Coal Harbour Marina seen from a Skyscraper, Vancouver, Canada

As a real estate professional observing the Greater Vancouver market, I am witnessing a dynamic evolution in our local real estate landscape. Central to this transformation is a significant increase in new rental home registrations in recent years, more than 19,000 rental units in 2023 alone, as well as newly announced initiative to construct over a hundred new rental homes in our city. The increased inventory of purpose-built rental homes is reshaping our housing scenario, expanding living options, and alleviating pressure on the rental market. It’s important to note, though, that this initiative isn’t an immediate solution for lowering housing prices; rather, it’s a strategic step towards diversifying and stabilizing our housing ecosystem.

The health of our real estate market is closely linked to the strength of our local economy and the fluctuations in interest rates. Currently, we are experiencing a market characterized by high prices and fewer sales, a situation largely influenced by interest rate trends. A decrease in these rates could potentially trigger an increase in property purchases.

Immigration is also a key factor in this equation. The steady population growth in our region, driven by significant international immigration, is intensifying the demand for housing. This doesn’t just maintain current housing prices; it could also push them higher. The introduction of new rental homes is a strategic response to this increased demand, aiming to balance the availability of homes with the needs of our growing population.
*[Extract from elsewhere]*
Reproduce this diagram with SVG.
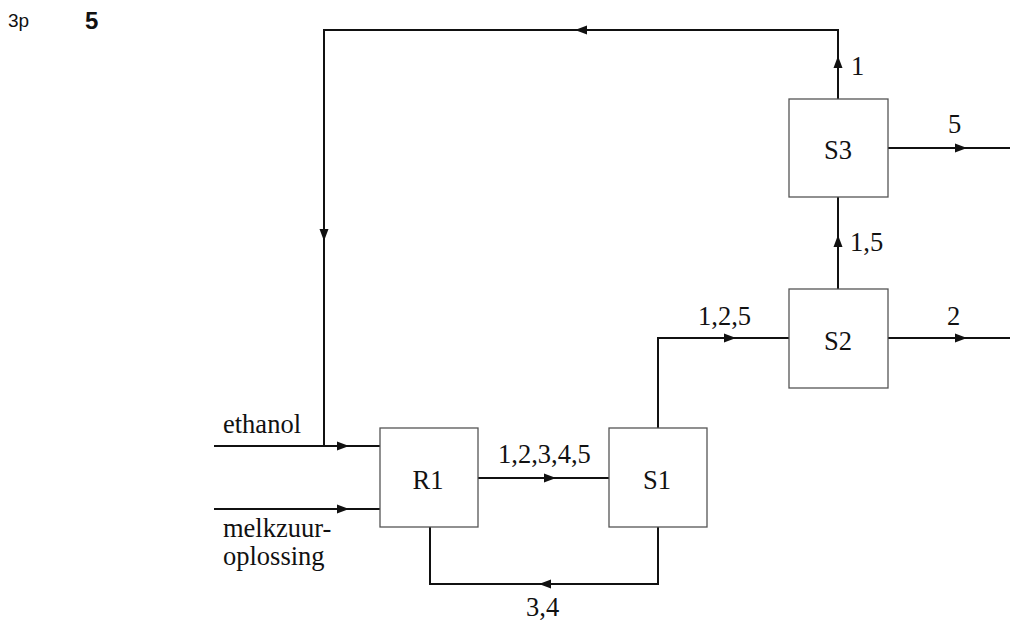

Forecasting what’s to come, I believe the future of housing prices in Greater Vancouver will be shaped by a mix of these various factors. The interaction between immigration-driven demand, economic conditions, and interest rates is expected to guide the market’s course.

As we look towards 2024, I anticipate a modest increase in prices and a slowdown in sales. The focus is likely to be on semi-detached homes and condominiums, suggesting a market that seeks to maintain equilibrium. This balance will probably be influenced primarily by interest rates and the pace of housing construction.

Despite the recent slowdown in home sales, there’s an underlying layer of pent-up demand. High borrowing costs have tempered buyer enthusiasm, but a potential easing in the Bank of Canada’s approach to interest rates could revive this dormant demand, bringing renewed vigor to our market in the near future.